Goal: Restate the data below word for word. Skip any images it contains.

Raw data:
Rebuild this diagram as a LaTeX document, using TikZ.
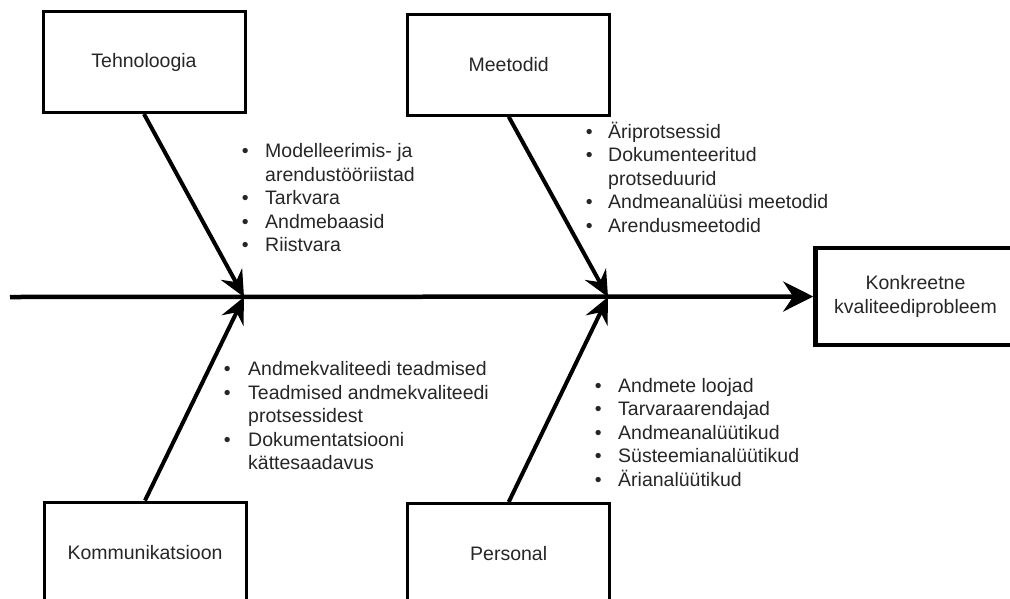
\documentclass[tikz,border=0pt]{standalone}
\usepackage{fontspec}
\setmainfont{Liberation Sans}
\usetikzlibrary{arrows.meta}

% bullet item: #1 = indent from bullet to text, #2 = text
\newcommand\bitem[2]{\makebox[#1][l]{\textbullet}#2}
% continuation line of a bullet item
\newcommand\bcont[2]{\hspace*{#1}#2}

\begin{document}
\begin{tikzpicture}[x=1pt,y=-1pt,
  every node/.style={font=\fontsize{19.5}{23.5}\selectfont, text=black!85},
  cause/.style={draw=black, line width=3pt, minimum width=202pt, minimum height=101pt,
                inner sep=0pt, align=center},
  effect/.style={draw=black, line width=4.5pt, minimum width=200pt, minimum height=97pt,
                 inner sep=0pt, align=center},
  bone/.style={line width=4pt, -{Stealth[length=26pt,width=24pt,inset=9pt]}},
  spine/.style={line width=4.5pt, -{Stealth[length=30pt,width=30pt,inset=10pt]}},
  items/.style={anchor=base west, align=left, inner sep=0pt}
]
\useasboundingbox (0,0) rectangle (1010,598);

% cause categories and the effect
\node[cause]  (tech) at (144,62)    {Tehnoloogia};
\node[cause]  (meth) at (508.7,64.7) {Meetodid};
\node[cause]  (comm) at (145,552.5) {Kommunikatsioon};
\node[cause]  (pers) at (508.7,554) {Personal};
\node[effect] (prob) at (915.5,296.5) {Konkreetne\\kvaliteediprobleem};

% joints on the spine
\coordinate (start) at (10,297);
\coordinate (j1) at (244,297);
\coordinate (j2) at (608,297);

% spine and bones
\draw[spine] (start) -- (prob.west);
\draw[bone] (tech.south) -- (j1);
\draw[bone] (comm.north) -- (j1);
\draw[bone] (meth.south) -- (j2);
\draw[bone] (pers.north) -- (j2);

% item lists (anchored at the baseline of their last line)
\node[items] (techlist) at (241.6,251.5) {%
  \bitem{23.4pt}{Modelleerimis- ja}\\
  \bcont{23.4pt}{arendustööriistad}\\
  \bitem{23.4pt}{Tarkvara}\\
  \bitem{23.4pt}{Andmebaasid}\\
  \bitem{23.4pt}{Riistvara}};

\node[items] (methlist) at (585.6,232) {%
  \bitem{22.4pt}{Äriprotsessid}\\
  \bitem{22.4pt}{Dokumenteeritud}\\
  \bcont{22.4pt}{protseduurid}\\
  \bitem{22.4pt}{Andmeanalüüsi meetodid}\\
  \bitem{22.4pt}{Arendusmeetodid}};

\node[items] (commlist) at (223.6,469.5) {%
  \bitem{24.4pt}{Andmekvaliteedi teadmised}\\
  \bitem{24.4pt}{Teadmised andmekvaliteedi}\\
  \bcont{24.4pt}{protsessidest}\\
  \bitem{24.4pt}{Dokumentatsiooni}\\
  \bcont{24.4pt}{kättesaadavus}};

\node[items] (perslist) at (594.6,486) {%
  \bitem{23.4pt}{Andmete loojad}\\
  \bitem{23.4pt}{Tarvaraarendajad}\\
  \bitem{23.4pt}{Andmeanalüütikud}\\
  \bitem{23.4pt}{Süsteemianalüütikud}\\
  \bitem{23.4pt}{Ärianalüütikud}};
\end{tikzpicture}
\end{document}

Answer to the exercise:
Rebuild this diagram as a LaTeX document, using TikZ.
\documentclass[tikz,border=0pt]{standalone}
\usepackage{fontspec}
\setmainfont{Liberation Sans}
\usetikzlibrary{arrows.meta}

% bullet item: #1 = indent from bullet to text, #2 = text
\newcommand\bitem[2]{\makebox[#1][l]{\textbullet}#2}
% continuation line of a bullet item
\newcommand\bcont[2]{\hspace*{#1}#2}

\begin{document}
\begin{tikzpicture}[x=1pt,y=-1pt,
  every node/.style={font=\fontsize{19.5}{23.5}\selectfont, text=black!85},
  cause/.style={draw=black, line width=3pt, minimum width=202pt, minimum height=101pt,
                inner sep=0pt, align=center},
  effect/.style={draw=black, line width=4.5pt, minimum width=200pt, minimum height=97pt,
                 inner sep=0pt, align=center},
  bone/.style={line width=4pt, -{Stealth[length=26pt,width=24pt,inset=9pt]}},
  spine/.style={line width=4.5pt, -{Stealth[length=30pt,width=30pt,inset=10pt]}},
  items/.style={anchor=base west, align=left, inner sep=0pt}
]
\useasboundingbox (0,0) rectangle (1010,598);

% cause categories and the effect
\node[cause]  (tech) at (144,62)    {Tehnoloogia};
\node[cause]  (meth) at (508.7,64.7) {Meetodid};
\node[cause]  (comm) at (145,552.5) {Kommunikatsioon};
\node[cause]  (pers) at (508.7,554) {Personal};
\node[effect] (prob) at (915.5,296.5) {Konkreetne\\kvaliteediprobleem};

% joints on the spine
\coordinate (start) at (10,297);
\coordinate (j1) at (244,297);
\coordinate (j2) at (608,297);

% spine and bones
\draw[spine] (start) -- (prob.west);
\draw[bone] (tech.south) -- (j1);
\draw[bone] (comm.north) -- (j1);
\draw[bone] (meth.south) -- (j2);
\draw[bone] (pers.north) -- (j2);

% item lists (anchored at the baseline of their last line)
\node[items] (techlist) at (241.6,251.5) {%
  \bitem{23.4pt}{Modelleerimis- ja}\\
  \bcont{23.4pt}{arendustööriistad}\\
  \bitem{23.4pt}{Tarkvara}\\
  \bitem{23.4pt}{Andmebaasid}\\
  \bitem{23.4pt}{Riistvara}};

\node[items] (methlist) at (585.6,232) {%
  \bitem{22.4pt}{Äriprotsessid}\\
  \bitem{22.4pt}{Dokumenteeritud}\\
  \bcont{22.4pt}{protseduurid}\\
  \bitem{22.4pt}{Andmeanalüüsi meetodid}\\
  \bitem{22.4pt}{Arendusmeetodid}};

\node[items] (commlist) at (223.6,469.5) {%
  \bitem{24.4pt}{Andmekvaliteedi teadmised}\\
  \bitem{24.4pt}{Teadmised andmekvaliteedi}\\
  \bcont{24.4pt}{protsessidest}\\
  \bitem{24.4pt}{Dokumentatsiooni}\\
  \bcont{24.4pt}{kättesaadavus}};

\node[items] (perslist) at (594.6,486) {%
  \bitem{23.4pt}{Andmete loojad}\\
  \bitem{23.4pt}{Tarvaraarendajad}\\
  \bitem{23.4pt}{Andmeanalüütikud}\\
  \bitem{23.4pt}{Süsteemianalüütikud}\\
  \bitem{23.4pt}{Ärianalüütikud}};
\end{tikzpicture}
\end{document}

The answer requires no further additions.